**Exercise**
Quote exactly, and only, the lines of the material below from the line with "Give me the D3.js source for this chart." through the line with "var plotLeft = 85, plotRight".

**Dataset records**
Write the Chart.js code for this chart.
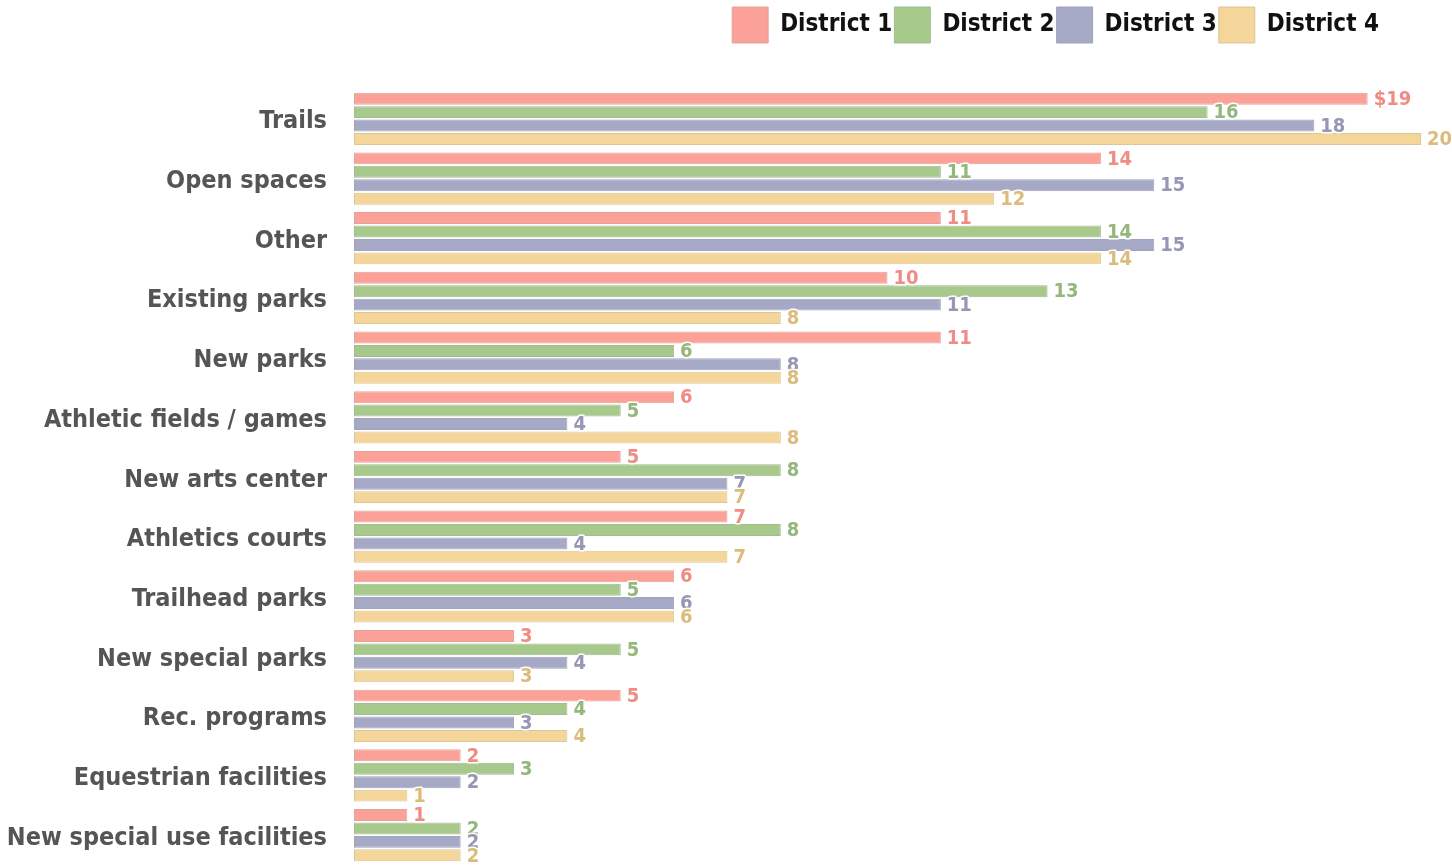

---

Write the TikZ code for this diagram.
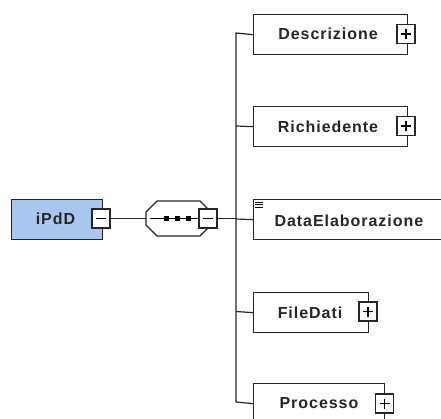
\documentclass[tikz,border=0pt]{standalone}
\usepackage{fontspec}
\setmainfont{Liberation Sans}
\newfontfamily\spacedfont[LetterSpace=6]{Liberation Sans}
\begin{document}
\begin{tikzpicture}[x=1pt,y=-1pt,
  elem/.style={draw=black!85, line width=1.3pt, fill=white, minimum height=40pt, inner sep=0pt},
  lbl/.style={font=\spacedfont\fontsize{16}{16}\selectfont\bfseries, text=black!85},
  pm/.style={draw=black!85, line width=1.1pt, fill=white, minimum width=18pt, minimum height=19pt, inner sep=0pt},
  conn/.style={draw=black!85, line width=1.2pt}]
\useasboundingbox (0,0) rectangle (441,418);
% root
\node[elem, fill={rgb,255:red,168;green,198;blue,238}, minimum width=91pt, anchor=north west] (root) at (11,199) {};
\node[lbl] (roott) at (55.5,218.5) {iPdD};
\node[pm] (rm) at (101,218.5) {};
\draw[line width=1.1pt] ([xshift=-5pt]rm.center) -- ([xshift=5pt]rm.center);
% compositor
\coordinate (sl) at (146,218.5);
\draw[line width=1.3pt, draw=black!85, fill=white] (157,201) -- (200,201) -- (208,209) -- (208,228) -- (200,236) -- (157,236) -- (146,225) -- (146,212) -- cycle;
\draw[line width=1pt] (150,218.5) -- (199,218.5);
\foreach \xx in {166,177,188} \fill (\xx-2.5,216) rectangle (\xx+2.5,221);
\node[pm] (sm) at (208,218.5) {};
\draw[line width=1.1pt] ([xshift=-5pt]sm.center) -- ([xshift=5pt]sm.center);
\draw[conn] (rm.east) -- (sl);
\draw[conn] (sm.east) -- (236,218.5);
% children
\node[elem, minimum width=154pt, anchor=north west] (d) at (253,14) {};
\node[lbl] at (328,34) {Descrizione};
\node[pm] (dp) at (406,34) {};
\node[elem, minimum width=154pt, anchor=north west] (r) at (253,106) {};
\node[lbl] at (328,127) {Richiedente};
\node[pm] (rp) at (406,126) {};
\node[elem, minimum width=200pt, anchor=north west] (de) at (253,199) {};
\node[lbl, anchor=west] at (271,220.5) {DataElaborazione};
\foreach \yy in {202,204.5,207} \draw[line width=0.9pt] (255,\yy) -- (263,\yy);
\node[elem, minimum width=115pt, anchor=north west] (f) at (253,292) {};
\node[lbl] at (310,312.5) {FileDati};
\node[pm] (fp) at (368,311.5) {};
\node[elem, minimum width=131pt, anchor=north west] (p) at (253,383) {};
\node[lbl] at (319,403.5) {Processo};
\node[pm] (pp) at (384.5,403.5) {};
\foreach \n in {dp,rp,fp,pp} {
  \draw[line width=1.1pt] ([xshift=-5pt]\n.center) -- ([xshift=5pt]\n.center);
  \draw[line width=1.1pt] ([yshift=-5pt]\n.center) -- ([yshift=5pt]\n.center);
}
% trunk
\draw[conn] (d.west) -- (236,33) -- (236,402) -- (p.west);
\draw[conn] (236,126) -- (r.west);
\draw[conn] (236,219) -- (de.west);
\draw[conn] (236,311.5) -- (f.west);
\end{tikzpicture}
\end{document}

--

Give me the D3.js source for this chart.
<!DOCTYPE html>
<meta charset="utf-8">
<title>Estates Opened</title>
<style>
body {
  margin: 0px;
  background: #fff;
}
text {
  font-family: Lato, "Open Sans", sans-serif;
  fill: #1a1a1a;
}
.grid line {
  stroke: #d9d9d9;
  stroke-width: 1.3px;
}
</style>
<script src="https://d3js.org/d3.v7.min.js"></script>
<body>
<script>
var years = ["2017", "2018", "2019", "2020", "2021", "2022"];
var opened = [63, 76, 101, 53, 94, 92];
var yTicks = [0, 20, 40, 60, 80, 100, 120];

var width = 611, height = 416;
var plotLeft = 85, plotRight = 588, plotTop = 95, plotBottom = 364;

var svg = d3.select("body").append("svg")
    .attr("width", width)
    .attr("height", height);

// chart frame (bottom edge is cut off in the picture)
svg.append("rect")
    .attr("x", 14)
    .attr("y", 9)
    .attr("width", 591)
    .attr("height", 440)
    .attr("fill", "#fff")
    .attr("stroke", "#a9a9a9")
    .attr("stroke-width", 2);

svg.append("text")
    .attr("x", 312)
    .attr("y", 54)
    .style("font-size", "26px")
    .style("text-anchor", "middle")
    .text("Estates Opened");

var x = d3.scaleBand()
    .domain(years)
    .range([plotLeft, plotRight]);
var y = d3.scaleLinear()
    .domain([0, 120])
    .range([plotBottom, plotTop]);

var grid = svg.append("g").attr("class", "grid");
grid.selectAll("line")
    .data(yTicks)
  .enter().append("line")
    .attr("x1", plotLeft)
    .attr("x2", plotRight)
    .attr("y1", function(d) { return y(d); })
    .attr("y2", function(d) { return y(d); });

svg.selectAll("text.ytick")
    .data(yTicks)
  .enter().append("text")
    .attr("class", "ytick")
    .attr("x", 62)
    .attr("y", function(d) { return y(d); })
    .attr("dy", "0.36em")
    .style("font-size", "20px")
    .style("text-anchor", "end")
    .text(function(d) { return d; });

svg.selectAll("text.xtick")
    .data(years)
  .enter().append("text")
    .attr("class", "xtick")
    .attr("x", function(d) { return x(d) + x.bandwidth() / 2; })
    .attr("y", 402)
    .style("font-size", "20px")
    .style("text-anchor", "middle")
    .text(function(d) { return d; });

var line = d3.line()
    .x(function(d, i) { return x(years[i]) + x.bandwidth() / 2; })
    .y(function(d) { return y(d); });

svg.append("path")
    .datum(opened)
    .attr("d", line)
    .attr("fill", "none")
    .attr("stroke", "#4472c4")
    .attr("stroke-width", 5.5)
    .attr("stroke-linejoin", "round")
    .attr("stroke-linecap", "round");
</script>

**Response to this task**
Give me the D3.js source for this chart.
<!DOCTYPE html>
<meta charset="utf-8">
<title>Estates Opened</title>
<style>
body {
  margin: 0px;
  background: #fff;
}
text {
  font-family: Lato, "Open Sans", sans-serif;
  fill: #1a1a1a;
}
.grid line {
  stroke: #d9d9d9;
  stroke-width: 1.3px;
}
</style>
<script src="https://d3js.org/d3.v7.min.js"></script>
<body>
<script>
var years = ["2017", "2018", "2019", "2020", "2021", "2022"];
var opened = [63, 76, 101, 53, 94, 92];
var yTicks = [0, 20, 40, 60, 80, 100, 120];

var width = 611, height = 416;
var plotLeft = 85, plotRight = 588, plotTop = 95, plotBottom = 364;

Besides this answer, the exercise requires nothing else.